Craig Tracey said he was nervous about the Government’s involvement in trying to regulate the digital sphere as it can prevent technical innovation from flourishing.
“It’s very difficult to try to put things in place [in terms of regulation] that haven’t happened yet. My worry is that we over scrutinise things and don’t allow those industries to grow.”
He admitted that for most members of parliament, advanced technology is a difficult subject.
“Sometimes when legislation comes before us it is completely alien.”
It is for this reason, remarked the MP, that getting opinions on these areas by new generation to shape government thinking is “vital.”
The panel agreed that going forward the industry must shift its reputation.
Seth Williams said an emphasis on the number of jobs created by the industry, especially those outside of London, will help change the narrative. He predicted that this message will be especially important “if we are facing a Labour government that may have a bias against financial services.”
He continued: “Whether it is a Labour government or a rebooted version of the one we have now, at some point after Brexit there will be some form of stability. I don’t think either of them will be far from pursuing the ‘transparency and fairness’ agenda.
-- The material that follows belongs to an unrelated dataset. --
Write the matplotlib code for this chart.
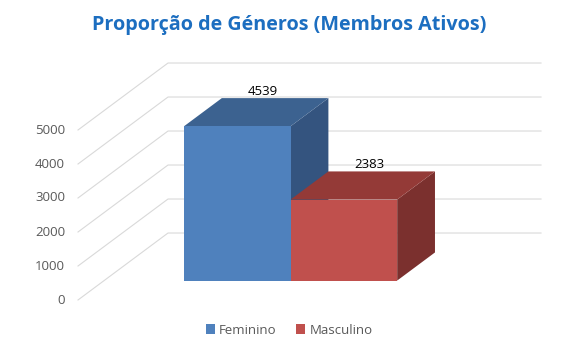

It will be extreme in some cases – not only because understanding the intricacies of financial services is quite low.”
Williams emphasised that the sector needs to understand that the long-term interest of consumers aligns with the long-term interest of their businesses.
Craig Tracey said that ahead of Brexit is an ideal time to reshape the industry: “The Brexit debate gives the insurance industry the landscape with which to reinvent itself. I think it is such a shame that you tend not to hear all the good stuff that the industry is doing.”
“We are at such a landmark time around [Brexit] that there is a big opportunity to get a lot of new thinking into government and around the industry. When you say to the Treasury that insurance is contributing £12billion in tax revenues, they take that very seriously.”